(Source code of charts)
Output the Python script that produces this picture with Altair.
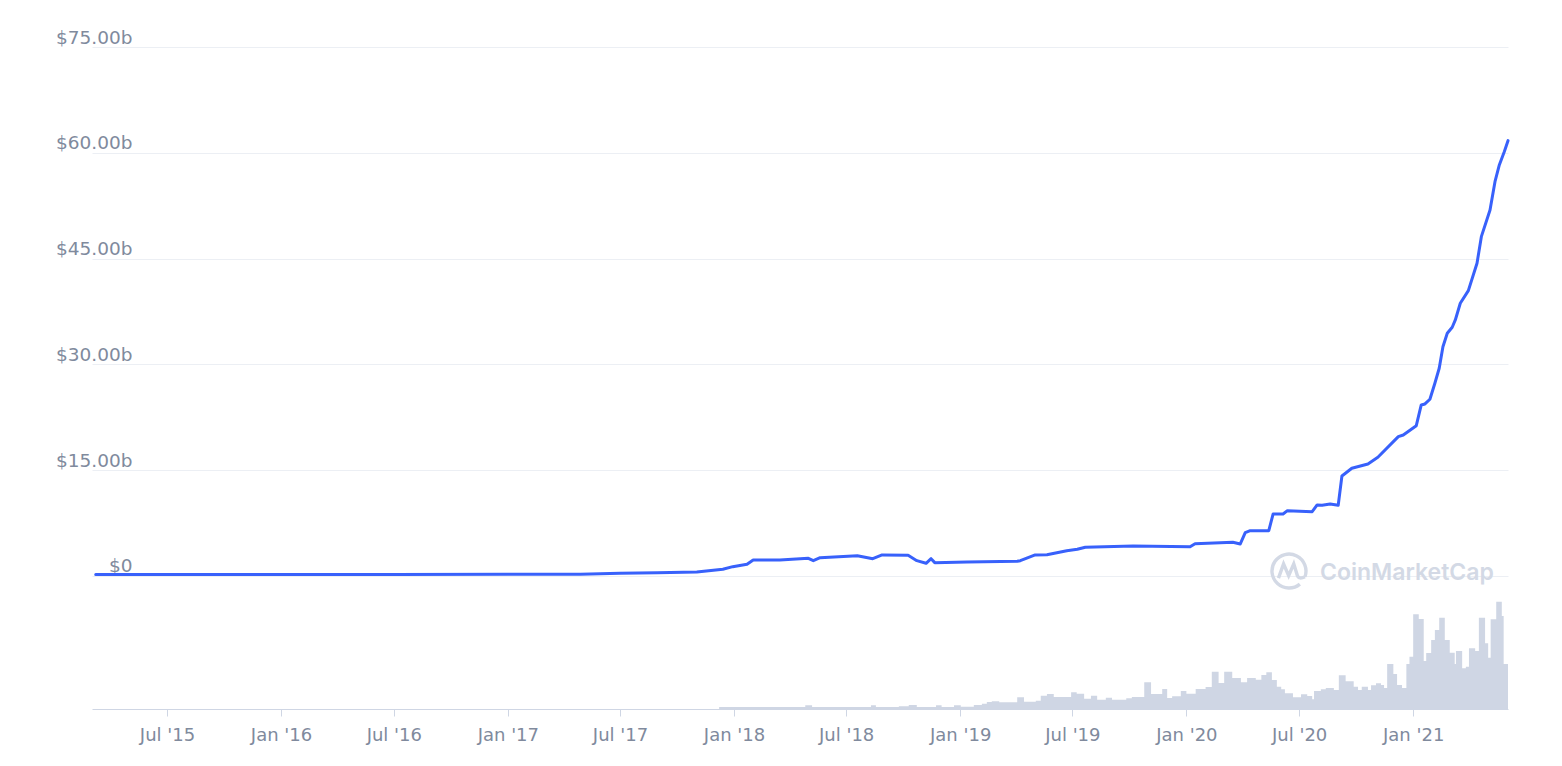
import altair as alt
import pandas as pd

# Market cap (billions USD)
cap_dates = [
    "2015-03-08", "2016-01-01", "2016-07-01", "2017-01-01", "2017-04-28",
    "2017-07-01", "2017-08-30", "2017-11-02", "2017-12-14", "2017-12-30",
    "2018-01-22", "2018-02-01", "2018-03-16", "2018-05-01", "2018-05-09",
    "2018-05-20", "2018-07-19", "2018-08-13", "2018-08-28", "2018-10-09",
    "2018-10-23", "2018-11-07", "2018-11-15", "2018-11-21", "2019-01-12",
    "2019-04-03", "2019-04-08", "2019-05-02", "2019-05-21", "2019-06-06",
    "2019-06-22", "2019-07-09", "2019-07-22", "2019-10-07", "2020-01-07",
    "2020-01-15", "2020-03-16", "2020-03-28", "2020-04-05", "2020-04-13",
    "2020-05-13", "2020-05-20", "2020-06-05", "2020-06-12", "2020-07-22",
    "2020-07-30", "2020-08-07", "2020-08-20", "2020-09-02", "2020-09-08",
    "2020-09-24", "2020-10-20", "2020-11-05", "2020-12-08", "2020-12-16",
    "2021-01-06", "2021-01-14", "2021-01-20", "2021-01-28", "2021-02-05",
    "2021-02-12", "2021-02-18", "2021-02-25", "2021-03-05", "2021-03-10",
    "2021-03-18", "2021-03-31", "2021-04-14", "2021-04-21", "2021-05-05",
    "2021-05-13", "2021-05-20", "2021-05-28", "2021-06-03",
]
cap_values = [
    0.20, 0.21, 0.22, 0.23, 0.24,
    0.38, 0.47, 0.57, 0.95, 1.32,
    1.66, 2.27, 2.27, 2.51, 2.17,
    2.59, 2.88, 2.45, 2.98, 2.93,
    2.17, 1.80, 2.45, 1.89, 1.99,
    2.08, 2.17, 2.98, 3.02, 3.30,
    3.59, 3.78, 4.07, 4.25, 4.15,
    4.58, 4.78, 4.54, 6.14, 6.42,
    6.42, 8.79, 8.79, 9.26, 9.12,
    10.07, 10.03, 10.21, 10.03, 14.18,
    15.27, 15.88, 16.83, 19.75, 19.99,
    21.31, 24.25, 24.39, 25.06, 27.32,
    29.45, 32.51, 34.41, 35.27, 36.30,
    38.67, 40.46, 44.34, 48.11, 51.90,
    55.91, 58.28, 60.16, 61.72,
]

# Trading volume (billions USD), value holds from each date to the next
vol_dates = [
    "2017-12-08", "2018-04-26", "2018-05-07", "2018-08-10", "2018-08-18",
    "2018-09-24", "2018-10-10", "2018-10-23", "2018-11-23", "2018-12-02",
    "2018-12-22", "2019-01-02", "2019-01-23", "2019-02-05", "2019-02-13",
    "2019-02-21", "2019-03-05", "2019-04-03", "2019-04-14", "2019-05-03",
    "2019-05-11", "2019-05-21", "2019-06-01", "2019-06-29", "2019-07-08",
    "2019-07-20", "2019-07-31", "2019-08-10", "2019-08-24", "2019-09-03",
    "2019-09-26", "2019-10-05", "2019-10-25", "2019-11-05", "2019-11-23",
    "2019-12-01", "2019-12-09", "2019-12-23", "2020-01-01", "2020-01-16",
    "2020-02-01", "2020-02-11", "2020-02-22", "2020-03-02", "2020-03-15",
    "2020-03-29", "2020-04-08", "2020-04-22", "2020-05-01", "2020-05-09",
    "2020-05-18", "2020-05-26", "2020-06-02", "2020-06-08", "2020-06-21",
    "2020-07-04", "2020-07-14", "2020-07-22", "2020-07-25", "2020-08-05",
    "2020-08-13", "2020-08-26", "2020-09-03", "2020-09-14", "2020-09-27",
    "2020-10-04", "2020-10-10", "2020-10-20", "2020-10-25", "2020-11-02",
    "2020-11-10", "2020-11-15", "2020-11-20", "2020-11-30", "2020-12-06",
    "2020-12-14", "2020-12-21", "2020-12-26", "2021-01-01", "2021-01-10",
    "2021-01-18", "2021-01-22", "2021-01-30", "2021-02-05", "2021-02-12",
    "2021-02-21", "2021-03-01", "2021-03-09", "2021-03-11", "2021-03-21",
    "2021-03-27", "2021-04-01", "2021-04-11", "2021-04-17", "2021-04-27",
    "2021-05-02", "2021-05-06", "2021-05-15", "2021-05-24", "2021-05-27",
    "2021-06-03",
]
vol_values = [
    3.6, 6.7, 3.6, 6.7, 3.6,
    4.9, 7.2, 3.6, 6.7, 3.6,
    6.7, 4.1, 7.2, 9.5, 12.6,
    13.9, 12.1, 21.1, 13.1, 14.9,
    23.9, 27.0, 21.6, 30.1, 27.5,
    18.5, 23.9, 16.7, 20.3, 16.7,
    19.3, 21.6, 48.1, 27.0, 36.0,
    19.8, 22.9, 32.4, 27.5, 36.0,
    39.6, 67.1, 46.8, 67.1, 55.8,
    48.1, 55.8, 52.7, 61.2, 66.1,
    52.2, 40.1, 35.5, 28.3, 21.1,
    26.5, 23.4, 17.5, 32.4, 35.5,
    37.8, 34.2, 60.7, 49.9, 40.1,
    34.2, 40.1, 34.2, 42.7, 46.3,
    43.2, 37.8, 81.0, 63.0, 43.2,
    37.8, 81.0, 94.1, 170.5, 162.0,
    86.4, 100.8, 124.2, 142.2, 164.3,
    124.2, 101.3, 81.0, 104.4, 73.3,
    76.1, 109.3, 104.4, 164.3, 118.3,
    92.3, 161.5, 193.1, 167.4, 81.0,
    81.0,
]

x_tick_dates = [
    (2015, 7), (2016, 1), (2016, 7), (2017, 1), (2017, 7), (2018, 1),
    (2018, 7), (2019, 1), (2019, 7), (2020, 1), (2020, 7), (2021, 1),
]
y_ticks = [0, 15, 30, 45, 60, 75]
watermark = ["CoinMarketCap"]

cap_df = pd.DataFrame({"date": pd.to_datetime(cap_dates), "cap": cap_values})
vol_df = pd.DataFrame({"date": pd.to_datetime(vol_dates), "vol": vol_values})

FONT = "DejaVu Sans"
LABEL = "#808a9d"
AXIS = "#cfd6e4"

x_scale = alt.Scale(domain=[alt.DateTime(year=2015, month=3, date=2),
                            alt.DateTime(year=2021, month=6, date=3)], nice=False)


def make_x_axis():
    return alt.Axis(
        values=[alt.DateTime(year=y, month=m, date=1) for y, m in x_tick_dates],
        format="%b '%y", grid=False, domain=True, domainColor=AXIS, domainWidth=1,
        ticks=True, tickColor=AXIS, tickSize=7, tickWidth=1,
        labelColor=LABEL, labelFont=FONT, labelFontSize=18, labelPadding=10,
        labelBaseline="top", title=None, labelOverlap=False,
    )


W, H = 1416, 662

vol = alt.Chart(vol_df).mark_area(interpolate="step-after", color="#cfd6e4", clip=True).encode(
    x=alt.X("date:T", scale=x_scale, axis=make_x_axis()),
    y=alt.Y("vol:Q", scale=alt.Scale(domain=[0, 1191.6], nice=False, zero=True), axis=None),
)

line = alt.Chart(cap_df).mark_line(color="#3861fb", strokeWidth=3, strokeCap="round",
                                   strokeJoin="round").encode(
    x=alt.X("date:T", scale=x_scale, axis=make_x_axis()),
    y=alt.Y("cap:Q",
            scale=alt.Scale(domain=[-18.86, 75], nice=False, zero=False),
            axis=alt.Axis(values=y_ticks, grid=True, gridColor="#eceff4", gridWidth=1,
                          domain=False, ticks=False, title=None,
                          labelExpr="datum.value == 0 ? '$0' : '$' + format(datum.value, '.2f') + 'b'",
                          labelAlign="right", labelPadding=-40, labelBaseline="alphabetic",
                          labelOffset=-4, labelColor=LABEL, labelFont=FONT, labelFontSize=18.5)),
)

wm_df = pd.DataFrame({"t": watermark})
logo_path = ("M0.64,0.77 A1,1 0 1 1 0.94,0.34 "
             "M-0.62,0.42 L-0.32,-0.42 L-0.02,0.28 L0.28,-0.42 L0.5,0.3 Q0.62,0.5 0.94,0.34")
logo = alt.Chart(wm_df).mark_point(shape=logo_path, filled=False, color="#d3d9e5",
                                   strokeWidth=3.4, size=1156, opacity=1).encode(
    x=alt.value(1197), y=alt.value(524),
)
text = alt.Chart(wm_df).mark_text(align="left", baseline="middle", font="Inter", fontSize=23,
                                  fontWeight=600, color="#d3d9e5").encode(
    x=alt.value(1228), y=alt.value(526), text="t:N",
)

chart = alt.layer(vol, line, logo, text).resolve_scale(y="independent").properties(
    width=W, height=H,
    autosize=alt.AutoSizeParams(type="none"),
    padding={"left": 84, "top": 39, "right": 40, "bottom": 45},
).configure(background="white").configure_view(stroke=None)

chart.save("out.html", embed_options={"renderer": "svg", "actions": False})
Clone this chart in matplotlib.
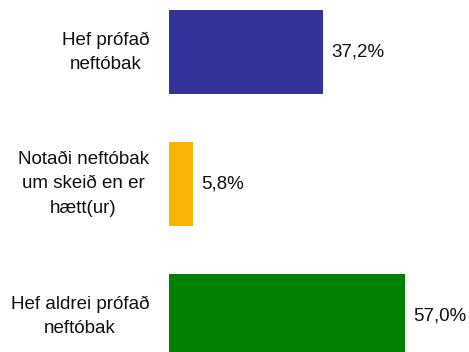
import matplotlib.pyplot as plt

# Neftóbaksnotkun
categories = ["Hef prófað\nneftóbak",
              "Notaði neftóbak\num skeið en er\nhætt(ur)",
              "Hef aldrei prófað\nneftóbak"]
values = [37.2, 5.8, 57.0]
value_labels = ["37,2%", "5,8%", "57,0%"]
colors = ["#333399", "#F5B406", "#008000"]

plt.rcParams["font.family"] = ["Liberation Sans", "DejaVu Sans"]

fig = plt.figure(figsize=(4.69, 3.52), dpi=100)
ax = fig.add_axes([0, 0, 1, 1])

pos = range(len(categories))
ax.barh(pos, values, height=0.636, color=colors)

for i, (cat, v, lab) in enumerate(zip(categories, values, value_labels)):
    ax.text(-4.8, i, cat, ha="right", va="center", multialignment="center",
            fontsize=13.5, linespacing=1.55, color="#111111")
    ax.text(v + 1.9, i, lab, ha="left", va="center", fontsize=13.5,
            color="#111111")

ax.set_xlim(-40.7, 72.3)
ax.set_ylim(2.273, -0.394)
ax.axis("off")

fig.savefig("out.png", dpi=100)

(Stated task) Only the lines from the one containing "Clone this chart in matplotlib." down to the one containing "import matplotlib.pyplot as plt" should be copied, exactly and with both ends kept. Drop the pictures.

(Solution to the exercise)
Clone this chart in matplotlib.
import matplotlib.pyplot as plt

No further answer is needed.